Eurosport - Thu, 06 May 14:15:00 2010
McLaren’s chief engineer Tim Goss feels that a move to turbocharged engines - and the return of KERS - would be the correct route for Formula One to take.
Goss said the sport needs to make moves to find an engine formula that provides performance, but that also makes F1 more fuel efficient.
A move to a 1.5-litre turbo engine and KERS has been mooted for 2013.
"As far as the 2013 engine is concerned, I think that Formula One does need to move on and show that it is moving in a fuel-efficiency age," he said.
"So we fully support all the moves that the Engines Working Group and FOTA are doing to push Formula One in that direction. The concept of a 2.4-litre V8 is getting a little bit dated now and I think the move to turbocharged engines with KERS is the right thing to do.
"Obviously Formula One does need to maintain itself in terms of being at the pinnacle of motorsport and engine performance.
"Somehow we’ve got to come up with an engine formula that is associated with high performance but also with fuel efficiency and modern technology. So overall I think we’re moving in the right direction and we fully support it."
KERS could yet make a return to the grid next season, with work ongoing to bring the cost of the energy saving system down, and Goss added that the Woking-based team were fully behind a move to bring the system back into the sport.

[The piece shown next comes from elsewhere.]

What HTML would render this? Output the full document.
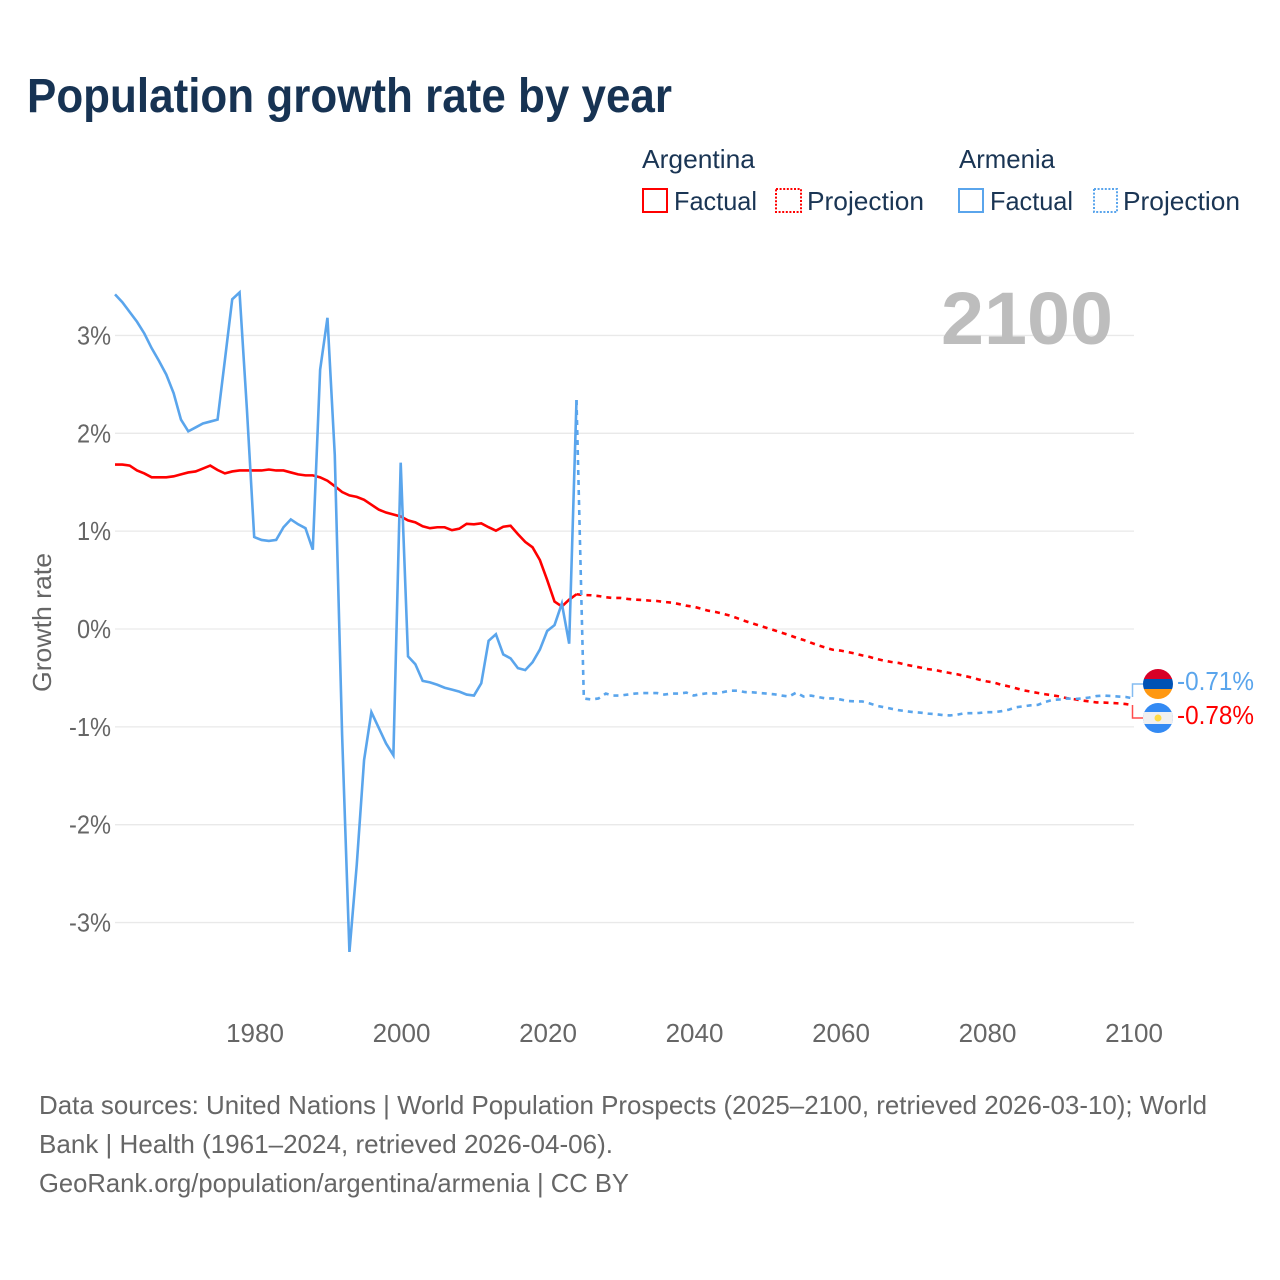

However, he added that any decision would need to be taken soon as teams work on designing their 2011 cars.
"We fully support what FOTA and the FIA are trying to do in terms of KERS," he said. "Certainly for using it for next season, it is getting a bit late in the day. There are a lot of people working on this.

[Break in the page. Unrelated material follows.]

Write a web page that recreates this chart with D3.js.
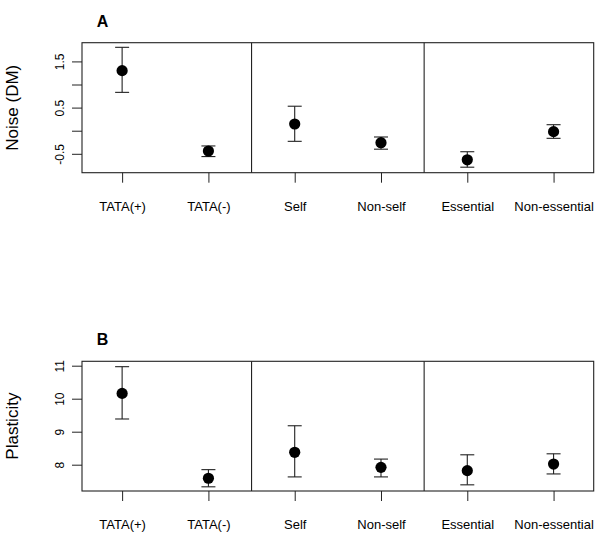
<!DOCTYPE html>
<html>
<head>
<meta charset="utf-8">
<script src="https://cdn.jsdelivr.net/npm/d3@7"></script>
<style>
  html, body { margin: 0; padding: 0; background: #fff; }
  svg { display: block; font-family: "Liberation Sans", Arial, sans-serif; }
</style>
</head>
<body>
<svg id="chart" width="600" height="535"></svg>
<script>
// ---- data ----
const categories = ["TATA(+)", "TATA(-)", "Self", "Non-self", "Essential", "Non-essential"];
const groupDividers = [2.5, 4.5];

const noiseMean  = [1.30, -0.44, 0.145, -0.26, -0.63, -0.02];
const noiseLower = [0.83, -0.56, -0.23, -0.40, -0.79, -0.165];
const noiseUpper = [1.805, -0.33, 0.53, -0.136, -0.455, 0.13];
const noiseTicks = [-0.5, 0, 0.5, 1, 1.5];
const noiseTickLabels = ["-0.5", "", "0.5", "", "1.5"];

const plastMean  = [10.16, 7.59, 8.375, 7.92, 7.82, 8.02];
const plastLower = [9.385, 7.33, 7.63, 7.63, 7.39, 7.72];
const plastUpper = [10.97, 7.85, 9.18, 8.17, 8.30, 8.33];
const plastTicks = [8, 9, 10, 11];
const plastTickLabels = ["8", "9", "10", "11"];

// ---- layout ----
const svg = d3.select("#chart");
const left = 82, right = 593.7;
const x = d3.scaleLinear().domain([0.535, 6.465]).range([left, right]);
const ink = "#222";

const panels = [
  { letter: "A", title: "Noise (DM)", top: 42.7, bottom: 172.7, domain: [-0.909, 1.905],
    mean: noiseMean, lower: noiseLower, upper: noiseUpper, ticks: noiseTicks, tickLabels: noiseTickLabels },
  { letter: "B", title: "Plasticity", top: 361.3, bottom: 491, domain: [7.203, 11.133],
    mean: plastMean, lower: plastLower, upper: plastUpper, ticks: plastTicks, tickLabels: plastTickLabels }
];

panels.forEach(p => {
  const y = d3.scaleLinear().domain(p.domain).range([p.bottom, p.top]);
  const g = svg.append("g");

  // x axis
  const xAxis = d3.axisBottom(x)
    .tickValues(d3.range(1, categories.length + 1))
    .tickSize(10)
    .tickFormat((d, i) => categories[i]);
  const gx = g.append("g").attr("transform", `translate(0,${p.bottom})`).call(xAxis);
  gx.select(".domain").remove();
  gx.selectAll(".tick line").attr("stroke", ink);
  gx.selectAll(".tick text")
    .attr("y", 38.3).attr("dy", 0)
    .attr("font-size", 13).attr("fill", "#000")
    .attr("font-family", "Liberation Sans, Arial, sans-serif");

  // y axis
  const yAxis = d3.axisLeft(y)
    .tickValues(p.ticks)
    .tickSize(10)
    .tickFormat((d, i) => p.tickLabels[i]);
  const gy = g.append("g").attr("transform", `translate(${left},0)`).call(yAxis);
  gy.select(".domain").remove();
  gy.selectAll(".tick line").attr("stroke", ink);
  gy.selectAll(".tick text")
    .attr("x", 0).attr("y", 0).attr("dy", 0)
    .attr("transform", "translate(-18,0) rotate(-90)")
    .attr("text-anchor", "middle")
    .attr("font-size", 12).attr("fill", "#000")
    .attr("font-family", "Liberation Sans, Arial, sans-serif");

  // box
  g.append("rect")
    .attr("x", left).attr("y", p.top)
    .attr("width", right - left).attr("height", p.bottom - p.top)
    .attr("fill", "none").attr("stroke", ink).attr("stroke-width", 1.1);

  // group dividers
  g.selectAll("line.div").data(groupDividers).join("line")
    .attr("class", "div")
    .attr("x1", d => x(d)).attr("x2", d => x(d))
    .attr("y1", p.top).attr("y2", p.bottom)
    .attr("stroke", ink).attr("stroke-width", 1.1);

  const idx = d3.range(categories.length);
  // error bars
  const eb = g.selectAll("g.eb").data(idx).join("g").attr("class", "eb")
    .attr("stroke", ink).attr("stroke-width", 1.1);
  eb.append("line")
    .attr("x1", i => x(i + 1)).attr("x2", i => x(i + 1))
    .attr("y1", i => y(p.lower[i])).attr("y2", i => y(p.upper[i]));
  eb.append("line")
    .attr("x1", i => x(i + 1) - 7).attr("x2", i => x(i + 1) + 7)
    .attr("y1", i => y(p.lower[i])).attr("y2", i => y(p.lower[i]));
  eb.append("line")
    .attr("x1", i => x(i + 1) - 7).attr("x2", i => x(i + 1) + 7)
    .attr("y1", i => y(p.upper[i])).attr("y2", i => y(p.upper[i]));

  // points
  g.selectAll("circle.pt").data(idx).join("circle")
    .attr("class", "pt")
    .attr("cx", i => x(i + 1)).attr("cy", i => y(p.mean[i]))
    .attr("r", 5.6).attr("fill", "#000");

  // panel letter
  g.append("text")
    .attr("x", 102.5).attr("y", p.top - 16.2)
    .attr("text-anchor", "middle")
    .attr("font-size", 16).attr("font-weight", "bold")
    .text(p.letter);

  // y title
  g.append("text")
    .attr("transform", `translate(17.5,${(p.top + p.bottom) / 2}) rotate(-90)`)
    .attr("text-anchor", "middle")
    .attr("font-size", 17)
    .text(p.title);
});
</script>
</body>
</html>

"We understand the need for KERS in terms of its association with road car technology, and that it’s the right thing to bring it back. So really we’ll just go along with whatever FOTA and the FIA decide, as far as next year is concerned.
"We learnt an awful lot when we developed the KERS system for 2009 and Mercedes and ourselves did a particularly good job of it. But in the current environment of cost restrictions then the right thing to do is to cap the cost of KERS in some way, or it could potentially escalate and get very expensive.
"It certainly is realistic to reduce the cost and put the power up. A knock-on effect of that is that it’s going to get a little bit bigger and heavier.
"A lot of the improvement we made to our KERS system last year was the ability to downsize the system, which then makes it easier to package on the car and gives you freedom to get the weight distribution correct. It’s possible, that’s for sure."